Oracle’s (NYSE: ORCL) recent quarterly results may have outpaced market expectations, but slowing cloud growth has caused a stir amongst analysts as they continue to downgrade the company. The market was very concerned and the stock fell 9% – the worst decline in the last five years.

Photo Credit: May Wong/Flickr.com

Oracle’s Financials

Revenue for the third quarter grew 7% over the year to $9.77 billion with an EPS of $0.83. The market was looking for revenues of $9.77 billion and an EPS of $0.72.

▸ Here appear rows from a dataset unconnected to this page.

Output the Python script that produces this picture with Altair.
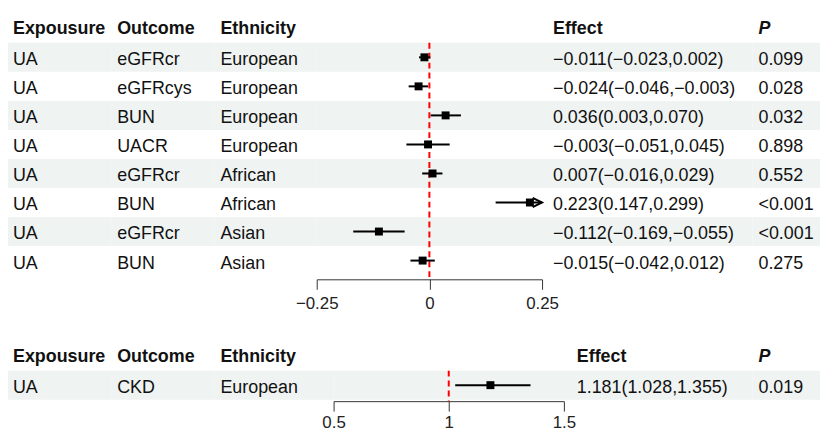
import altair as alt
import pandas as pd

# ---------------- data ----------------
headers = ["Expousure", "Outcome", "Ethnicity", "Effect", "P"]

exposure_top = ["UA", "UA", "UA", "UA", "UA", "UA", "UA", "UA"]
outcome_top = ["eGFRcr", "eGFRcys", "BUN", "UACR", "eGFRcr", "BUN", "eGFRcr", "BUN"]
ethnicity_top = ["European", "European", "European", "European",
                 "African", "African", "Asian", "Asian"]
est_top = [-0.011, -0.024, 0.036, -0.003, 0.007, 0.223, -0.112, -0.015]
lo_top = [-0.023, -0.046, 0.003, -0.051, -0.016, 0.147, -0.169, -0.042]
hi_top = [0.002, -0.003, 0.070, 0.045, 0.029, 0.299, -0.055, 0.012]
p_top = ["0.099", "0.028", "0.032", "0.898", "0.552", "<0.001", "<0.001", "0.275"]
ticks_top = [-0.25, 0, 0.25]
ref_top = 0

exposure_bot = ["UA"]
outcome_bot = ["CKD"]
ethnicity_bot = ["European"]
est_bot = [1.181]
lo_bot = [1.028]
hi_bot = [1.355]
p_bot = ["0.019"]
ticks_bot = [0.5, 1, 1.5]
ref_bot = 1

# ---------------- style ----------------
BAND = "#EFF3F2"
TXT = "#111111"
FONT = "Liberation Sans"
FS = 18
ROW_H = 29.25


def fmt(v):
    return f"{v:.3f}".replace("-", "\u2212")


def build_df(exp, out, eth, est, lo, hi, p, xmin, xmax):
    df = pd.DataFrame({
        "row": list(range(1, len(exp) + 1)),
        "exp": exp, "out": out, "eth": eth,
        "est": est, "lo": lo, "hi": hi, "p": p,
    })
    df["effect"] = [f"{fmt(e)}({fmt(l)},{fmt(h)})" for e, l, h in zip(est, lo, hi)]
    df["lo_c"] = df["lo"].clip(lower=xmin)
    df["hi_c"] = df["hi"].clip(upper=xmax)
    df["arrow"] = df["hi"] > xmax
    return df


def yscale_for(n, pad_px):
    return alt.Scale(domain=list(range(n + 1)), paddingInner=0,
                     paddingOuter=pad_px / ROW_H)


def band_layer(df, ys, width):
    return alt.Chart(df).transform_filter("datum.row % 2 == 1").mark_rect(
        color=BAND).encode(
        y=alt.Y("row:O", scale=ys, axis=None),
        x=alt.value(0), x2=alt.value(width))


def text_col(df, field, header, width, xoff, ys, H, italic=False):
    band = band_layer(df, ys, width)
    body = alt.Chart(df).mark_text(
        align="left", baseline="middle", fontSize=FS, dy=3, color=TXT,
        font=FONT).encode(
        y=alt.Y("row:O", scale=ys, axis=None),
        x=alt.value(xoff), text=alt.Text(f"{field}:N"))
    head = alt.Chart(pd.DataFrame({"row": [0], "h": [header]})).mark_text(
        align="left", baseline="middle", fontSize=FS, dy=1, color=TXT,
        font=FONT, fontWeight="bold",
        fontStyle="italic" if italic else "normal").encode(
        y=alt.Y("row:O", scale=ys, axis=None),
        x=alt.value(xoff), text=alt.Text("h:N"))
    return alt.layer(band, body, head).properties(width=width, height=H)


def forest_col(df, width, H, ys, xdomain, ticks, ref, lab_pad):
    xs = alt.Scale(domain=xdomain, nice=False, zero=False)
    ax = alt.Axis(values=ticks, format=".2~f", title=None, grid=False,
                  orient="bottom", tickSize=10, tickWidth=1, domainWidth=1,
                  domainColor="#333333", tickColor="#333333",
                  labelColor="#222222", labelFontSize=17, labelFont=FONT,
                  labelPadding=lab_pad, labelFlush=False, labelOverlap=False)
    band = band_layer(df, ys, width)
    refline = alt.Chart(pd.DataFrame({"row": [1], "ref": [ref]})).mark_rule(
        color="#FF0000", strokeDash=[6, 4], strokeWidth=2).encode(
        x=alt.X("ref:Q", scale=xs, axis=ax),
        y=alt.Y("row:O", scale=ys, axis=None, bandPosition=0),
        y2=alt.value(H))
    ci = alt.Chart(df).mark_rule(color="black", strokeWidth=2).encode(
        x=alt.X("lo_c:Q", scale=xs, axis=ax), x2="hi_c:Q",
        y=alt.Y("row:O", scale=ys, axis=None))
    pts = alt.Chart(df).mark_square(color="black", size=64, opacity=1).encode(
        x=alt.X("est:Q", scale=xs, axis=ax),
        y=alt.Y("row:O", scale=ys, axis=None))
    arr = alt.Chart(df).transform_filter("datum.arrow").mark_point(
        shape="M-2,-1L0,0L-2,1", size=90, filled=False, strokeWidth=2,
        color="black", opacity=1).encode(
        x=alt.X("hi_c:Q", scale=xs, axis=ax),
        y=alt.Y("row:O", scale=ys, axis=None))
    return alt.layer(band, refline, ci, pts, arr).properties(width=width, height=H)


def panel(df, n, pad_px, widths, offsets, xdomain, ticks, ref, lab_pad):
    ys = yscale_for(n, pad_px)
    H = (n + 1) * ROW_H + 2 * pad_px
    cols = [
        text_col(df, "exp", headers[0], widths[0], offsets[0], ys, H),
        text_col(df, "out", headers[1], widths[1], offsets[1], ys, H),
        text_col(df, "eth", headers[2], widths[2], offsets[2], ys, H),
        forest_col(df, widths[3], H, ys, xdomain, ticks, ref, lab_pad),
        text_col(df, "effect", headers[3], widths[4], offsets[4], ys, H),
        text_col(df, "p", headers[4], widths[5], offsets[5], ys, H, italic=True),
    ]
    return alt.hconcat(*cols, spacing=0, bounds="flush")


df_top = build_df(exposure_top, outcome_top, ethnicity_top, est_top, lo_top,
                  hi_top, p_top, ticks_top[0], ticks_top[-1])
df_bot = build_df(exposure_bot, outcome_bot, ethnicity_bot, est_bot, lo_bot,
                  hi_bot, p_bot, ticks_bot[0], ticks_bot[-1])

top = panel(df_top, len(est_top), 4.25,
            [104, 104, 103, 227, 212, 68], [5, 6, 6, 0, 11, 6],
            [ticks_top[0], ticks_top[-1]], ticks_top, ref_top, 6)
bot = panel(df_bot, len(est_bot), 1.5,
            [104, 104, 120, 232, 190, 68], [5, 6, 6, 0, 13, 6],
            [ticks_bot[0], ticks_bot[-1]], ticks_bot, ref_bot, 4)

chart = alt.vconcat(top, bot, spacing=29).resolve_scale(
    x="independent", y="independent").properties(padding=0).configure(
    font=FONT, view=alt.ViewConfig(stroke=None))

chart.save("out.html", embed_options={"renderer": "svg", "actions": False})
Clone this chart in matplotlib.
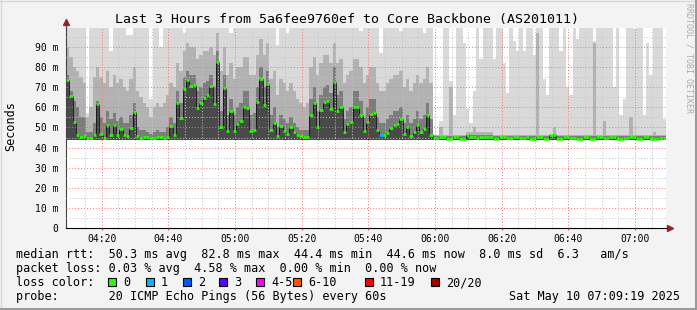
import numpy as np
import matplotlib
matplotlib.use('Agg')
import matplotlib.pyplot as plt
from matplotlib.patches import Rectangle

# ---- data: one value per minute, 04:09:19 -> 07:09:19 ----
median_rtt = [
    73.6, 65.8, 52.9, 46.3, 45.1, 45.8, 44.6, 44.6, 46.3, 61.7,
    46.9, 44.6, 51.2, 46.3, 51.2, 46.3, 49.3, 46.3, 45.8, 49.6,
    57.5, 45.9, 44.6, 45.3, 45.3, 44.9, 44.6, 45.3, 45.3, 44.6,
    45.1, 50.9, 46.3, 62.2, 54.7, 69.0, 73.6, 70.6, 71.0, 59.9,
    62.4, 64.5, 66.0, 70.5, 61.5, 82.8, 50.2, 69.8, 48.3, 58.2,
    48.3, 51.7, 53.0, 60.0, 59.7, 48.1, 48.8, 62.7, 74.3, 61.0,
    71.8, 48.8, 52.0, 45.6, 50.9, 48.3, 46.9, 50.2, 47.9, 46.3,
    45.8, 45.4, 45.4, 56.2, 62.0, 50.2, 58.7, 62.7, 63.3, 59.0,
    72.5, 58.4, 60.0, 47.8, 51.7, 52.7, 60.2, 60.2, 56.0, 48.3,
    52.6, 56.5, 57.2, 48.8, 46.1, 46.1, 47.4, 49.7, 51.4, 51.7,
    54.0, 46.6, 50.2, 45.9, 47.9, 51.2, 47.9, 49.3, 56.2, 46.3,
    44.6, 44.6, 45.4, 45.4, 44.4, 44.4, 45.3, 45.3, 44.4, 44.4,
    46.3, 45.3, 45.3, 44.6, 45.1, 45.1, 45.1, 45.1, 44.4, 44.4,
    45.3, 45.3, 44.6, 44.6, 45.3, 45.3, 44.6, 44.6, 45.3, 44.4,
    44.4, 45.3, 45.3, 44.4, 44.4, 46.1, 46.1, 44.4, 44.4, 45.3,
    45.3, 44.6, 44.6, 44.4, 44.4, 45.1, 45.1, 44.4, 44.4, 45.3,
    45.3, 44.6, 44.6, 45.1, 45.1, 44.4, 44.4, 44.9, 44.9, 45.3,
    45.3, 44.4, 44.4, 45.3, 45.3, 44.4, 44.4, 44.4, 44.6, 44.6,
]

# smoke: highest ping, ~90th and ~70th percentile per minute
smoke_top = [
    100, 100, 100, 100, 100, 100, 57, 100, 100, 100,
    100, 100, 100, 88, 100, 100, 100, 100, 96, 96,
    100, 100, 100, 100, 100, 64, 100, 100, 90, 100,
    100, 100, 100, 100, 100, 97, 100, 100, 100, 100,
    100, 100, 100, 100, 100, 100, 100, 100, 100, 97,
    100, 100, 100, 100, 100, 100, 100, 100, 100, 100,
    100, 100, 100, 91, 100, 100, 97, 100, 100, 100,
    100, 100, 100, 100, 100, 100, 100, 100, 100, 100,
    100, 100, 100, 100, 100, 100, 100, 100, 98, 100,
    100, 100, 100, 100, 87, 100, 100, 100, 100, 100,
    98, 100, 100, 100, 100, 100, 100, 97, 100, 100,
    46, 46, 53, 100, 100, 73, 56, 100, 100, 92,
    59, 52, 68, 100, 84, 100, 100, 100, 84, 100,
    100, 82, 67, 100, 93, 88, 100, 88, 100, 100,
    86, 100, 100, 74, 66, 100, 100, 100, 88, 100,
    70, 66, 100, 94, 100, 100, 100, 100, 93, 100,
    100, 100, 100, 100, 70, 100, 56, 64, 100, 100,
    99, 100, 100, 56, 92, 76, 100, 100, 100, 54,
]

smoke_mid = [
    90, 85, 80, 78, 75, 72, 55, 60, 75, 80,
    75, 72, 78, 70, 76, 72, 74, 70, 68, 74,
    80, 68, 65, 62, 60, 55, 60, 62, 60, 62,
    66, 72, 70, 82, 78, 88, 92, 90, 90, 84,
    86, 88, 88, 90, 86, 97, 78, 90, 76, 82,
    74, 80, 80, 85, 85, 76, 76, 86, 94, 86,
    92, 74, 78, 66, 74, 72, 68, 72, 68, 64,
    62, 60, 62, 80, 85, 76, 82, 86, 86, 82,
    92, 82, 84, 72, 76, 78, 84, 84, 80, 72,
    76, 80, 80, 72, 68, 68, 72, 74, 76, 76,
    78, 70, 74, 68, 72, 76, 72, 74, 80, 72,
    46.5, 46.5, 50, 46.5, 46.5, 70, 46.5, 46.5, 46.5, 46.5,
    48, 48, 50, 48, 48, 48, 48, 48, 46.5, 46.5,
    46.5, 46.5, 46.5, 46.5, 46.5, 46.5, 46.5, 46.5, 46.5, 46.5,
    46.5, 97, 46.5, 46.5, 46.5, 46.5, 50, 46.5, 46.5, 46.5,
    46.5, 46.5, 46.5, 46.5, 46.5, 46.5, 46.5, 46.5, 92, 46.5,
    46.5, 53, 46.5, 46.5, 46.5, 46.5, 46.5, 46.5, 46.5, 55,
    46.5, 46.5, 46.5, 46.5, 46.5, 46.5, 48, 46.5, 46.5, 46.5,
]

smoke_dark = [
    76, 68, 63, 60, 55, 55, 48, 48, 52, 63,
    55, 52, 58, 54, 57, 53, 55, 52, 52, 56,
    62, 50, 49, 49, 48, 47, 48, 49, 48, 48,
    50, 55, 52, 68, 62, 75, 78, 76, 76, 68,
    70, 72, 73, 76, 70, 88, 58, 76, 56, 64,
    56, 60, 62, 68, 68, 56, 57, 70, 80, 70,
    78, 56, 60, 50, 56, 54, 52, 55, 52, 50,
    49, 49, 49, 64, 70, 58, 66, 70, 71, 67,
    80, 66, 68, 54, 58, 60, 68, 68, 63, 55,
    60, 64, 64, 55, 52, 52, 54, 56, 58, 58,
    60, 52, 56, 52, 54, 58, 54, 56, 62, 54,
    45.6, 45.6, 45.6, 45.6, 45.6, 45.6, 45.6, 45.6, 45.6, 45.6,
    46.5, 46.5, 46.5, 46.5, 46.5, 46.5, 46.5, 46.5, 45.6, 45.6,
    45.6, 45.6, 45.6, 45.6, 45.6, 45.6, 45.6, 45.6, 45.6, 45.6,
    45.6, 45.6, 45.6, 45.6, 45.6, 45.6, 47, 45.6, 45.6, 45.6,
    45.6, 45.6, 45.6, 45.6, 45.6, 45.6, 45.6, 45.6, 45.6, 45.6,
    45.6, 45.6, 45.6, 45.6, 45.6, 45.6, 45.6, 45.6, 45.6, 45.6,
    45.6, 45.6, 45.6, 45.6, 45.6, 45.6, 45.6, 45.6, 45.6, 45.6,
]
smoke_floor = 44.0

loss_minutes = [94]      # minute index with packet loss
loss_counts = [1]

start_min = 9 + 19 / 60  # 04:09:19, minutes after 04:00
x_ticks = [20, 40, 60, 80, 100, 120, 140, 160, 180]
x_labels = ['04:20', '04:40', '05:00', '05:20', '05:40', '06:00', '06:20', '06:40', '07:00']
y_ticks = [0, 10, 20, 30, 40, 50, 60, 70, 80, 90]
y_labels = ['0', '10 m', '20 m', '30 m', '40 m', '50 m', '60 m', '70 m', '80 m', '90 m']

loss_labels = ['0', '1', '2', '3', '4-5', '6-10', '11-19', '20/20']
loss_colors = ['#26ff00', '#00b8ff', '#0059ff', '#5e00ff', '#ff00ff', '#ff5500', '#ff0000', '#a00000']

title = 'Last 3 Hours from 5a6fee9760ef to Core Backbone (AS201011)'
stat_rtt = ['50.3 ms avg', '82.8 ms max', '44.4 ms min', '44.6 ms now', '8.0 ms sd', '6.3   am/s']
stat_loss = ['0.03 % avg', '4.58 % max', '0.00 % min', '0.00 % now']
probe = '20 ICMP Echo Pings (56 Bytes) every 60s'
stamp = 'Sat May 10 07:09:19 2025'

# ---- figure ----
W, H = 697, 310
mono = 'DejaVu Sans Mono'
plt.rcParams['font.family'] = mono

fig = plt.figure(figsize=(W / 100, H / 100), dpi=100, facecolor='#f3f3f3')
ax = fig.add_axes([66 / W, 1 - 228 / H, 600 / W, 200 / H])
ax.set_facecolor('white')

n = len(median_rtt)
edges = start_min + np.arange(n + 1)

# smoke layers, lightest (widest) first
ax.stairs(smoke_top, edges, baseline=smoke_floor, fill=True, color='#d9d9d9', lw=0)
ax.stairs(smoke_mid, edges, baseline=smoke_floor, fill=True, color='#b2b2b2', lw=0)
ax.stairs(smoke_dark, edges, baseline=smoke_floor, fill=True, color='#7c7c7c', lw=0)
ax.stairs(median_rtt, edges, baseline=smoke_floor, fill=True, color='#4a4a4a', lw=0)

# median line + loss coloured marks
ax.stairs(median_rtt, edges, baseline=None, color='#111111', lw=0.6, zorder=3)
mark_colors = [loss_colors[0]] * n
for m, c in zip(loss_minutes, loss_counts):
    mark_colors[m] = loss_colors[c]
ax.hlines(median_rtt, edges[:-1], edges[1:], colors=mark_colors, lw=1.9, zorder=4)

ax.set_xlim(edges[0], edges[-1])
ax.set_ylim(0, 99.5)

ax.set_xticks(x_ticks)
ax.set_xticklabels(x_labels)
ax.set_xticks(np.arange(15, 190, 5), minor=True)
ax.set_yticks(y_ticks)
ax.set_yticklabels(y_labels)
ax.set_yticks(np.arange(5, 100, 10), minor=True)

ax.set_axisbelow(False)
ax.grid(which='minor', color='#c4c4c4', linestyle=(0, (1, 2)), lw=0.7)
ax.grid(which='major', color='#ff7070', linestyle=(0, (1, 2)), lw=0.7)

for s in ['top', 'right']:
    ax.spines[s].set_visible(False)
ax.spines['left'].set_color('#404040')
ax.spines['left'].set_linewidth(0.8)
ax.spines['bottom'].set_color('black')
ax.spines['bottom'].set_linewidth(0.8)

ax.tick_params(axis='x', which='major', length=1.5, color='#dd4444', pad=3, labelsize=7)
ax.tick_params(axis='y', which='major', length=0, pad=5.5, labelsize=7)
ax.tick_params(which='minor', length=0)

# axis arrows
arrow_c = '#992222'
ax.plot([0, 0], [1, 1.025], transform=ax.transAxes, color='#404040', lw=0.8, clip_on=False)
ax.plot([0], [1.028], marker='^', ms=5, color=arrow_c, transform=ax.transAxes, clip_on=False)
ax.plot([1, 1.006], [0, 0], transform=ax.transAxes, color='black', lw=0.8, clip_on=False)
ax.plot([1.007], [0], marker='>', ms=5, color=arrow_c, transform=ax.transAxes, clip_on=False)


def ftext(x, y, s, **kw):
    fig.text(x / W, 1 - y / H, s, **kw)


ftext(347, 19, title, ha='center', va='center', fontsize=9.5)
ftext(11, 126, 'Seconds', rotation=90, ha='center', va='center', fontsize=8.5)
ftext(689, 58, 'RRDTOOL / TOBI OETIKER', rotation=270, ha='center', va='center',
      fontsize=6, color='#aaaaaa')

leg = dict(fontsize=8.5, ha='left', va='baseline')
ftext(16, 258, 'median rtt:  ' + '  '.join(stat_rtt), **leg)
ftext(16, 272, 'packet loss: ' + '  '.join(stat_loss), **leg)
ftext(16, 286, 'loss color:', **leg)
ftext(16, 300, 'probe:       ' + probe, **leg)
ftext(680, 300, stamp, fontsize=8.5, ha='right', va='baseline')

box_x = [108, 146, 183, 219, 256, 293, 365, 431]
for bx, lab, col in zip(box_x, loss_labels, loss_colors):
    fig.patches.append(Rectangle((bx / W, 1 - 286 / H), 8 / W, 8 / H, transform=fig.transFigure,
                                 figure=fig, facecolor=col, edgecolor='black', lw=0.8))
    ftext(bx + 15, 286, lab, **leg)

# rrdtool style frame
fig.add_artist(plt.Line2D([0, 1], [1 - 0.5 / H, 1 - 0.5 / H], transform=fig.transFigure, color='#d8d8d8', lw=1))
fig.add_artist(plt.Line2D([0.5 / W, 0.5 / W], [0, 1], transform=fig.transFigure, color='#d8d8d8', lw=1))
fig.add_artist(plt.Line2D([0, 1], [1 / H, 1 / H], transform=fig.transFigure, color='#9a9a9a', lw=1.5))
fig.add_artist(plt.Line2D([1 - 1 / W, 1 - 1 / W], [0, 1], transform=fig.transFigure, color='#9a9a9a', lw=1.5))

fig.savefig('out.png', dpi=100, facecolor=fig.get_facecolor())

For the quarter, total Cloud revenue grew 32% to $1.57 billion. Within the segment, Cloud Software as a Service revenue grew 33% to $1.15 billion. But the market was not pleased. It was looking for cloud revenue of $1.18 billion. Platform-as-a-service and Infrastructure-as-a-Service sales rose 4% to $415 million, marginally ahead of the analyst expectations of $407 million.

Revenue from Cloud and On-Premise Software climbed 8% to $7.98 billion. Oracle also saw new software license sales grow 14% to $1.39 billion. But that too was lower than the $1.42 billion consensus estimate from analysts. Software license updates and product support sales rose 52% to $5.03 billion versus the $4.97 billion Wall Street estimate. Total on-premise software revenue rose 4% to $6.42 billion, marginally ahead of the consensus of $6.39 billion. Hardware revenue fell 3% over the year to $994 million and Software revenue declined 2% to $796 million.

For the current quarter, total revenues are expected to grow in the range of 1%-3%. It expects to report adjusted earnings of $0.92-$0.95, compared with the market’s forecast of $0.90 for the quarter.

Oracle’s Slowing Growth

The market was particularly disappointed by Oracle’s slowing cloud growth. For the current quarter, Oracle expects its cloud business to grow between 19% to 23%. The market was looking for a growth of 24%. Analysts believe that the slowing growth is because its transition to the cloud is “taking longer than initially expected“. Compare the growth with Amazon that reported a 45% increase in AWS revenues this past quarter.